Hi. I wrote some good stuff in Python and it still works.
As mentioned in the first part of the cycle, currently I’m running a large-scale IoT fleet on AWS Greengrass. These devices sit behind a very strict corporate firewall: every outbound flow must be accounted for, optimised and approved by security before any port/IP/hostname is opened. In practice, that means every packet counts and every config change goes through an actual review.
Planned solution (the “nice” one, by the book): route all outbound traffic through a corporate proxy stack (NLB > proxy in EC2) and let security whitelist only the proxy IP. On the Greengrass side, AWS has recipes for this - in theory, you set a few proxy variables in the merge config of your Nucleus and you’re done.
Reality #1: the docs are vague. The “just add a couple of lines to the Nucleus config” approach reads fine on paper, but in the field, you need to ensure the usual proxy envs are present everywhere: HTTP_PROXY, HTTPS_PROXY, NO_PROXY (and uppercase variants). Setting them only in the nucleus isn’t enough if components ignore the nucleus-environment.

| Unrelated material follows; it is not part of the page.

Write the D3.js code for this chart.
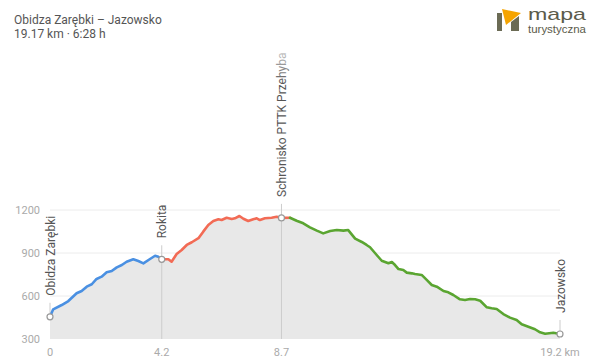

Reality #2: most public components don’t play by the rules. They bypass the proxy and try to send traffic directly. Worse - there’s a floating Systems Manager bug where its proxy variables get reset after a Greengrass restart. So you can deploy, verify, sleep, and then a reboot turns a tidy, secure device into a leaking sieve. Or simply locks you out of your edge device as Systems Manager is hitting the firewall.
What I did (blunt solution until AWS addresses this issue):
Ensure proxy envs are explicitly injected into each public component (don’t rely solely on nucleus inheritance).
Manually create a drop-in config for the proxy variables. Greengrass won’t overwrite it on restart, so it sticks.
Recommended hack, echoed by an AWS architect: introduce a small “service component” that applies all critical settings (proxy, certs, env vars) and declare it as a dependency for every other component. That way, no other component even starts until the environment is sane.
And this is a perfect example of edge reality: the architecture diagrams look pretty, but the edge prefers surprises.
Filed the relevant bug/support case with AWS; until it’s fixed, treat Systems Manager’s public components like “cattle that occasionally forget they are behind a wall” and hard-enforce proxy config locally.
Note for myself and my brothers and sisters on the edge: always test your components against GG restarts, validate env propagation per component. It might save some night shifts.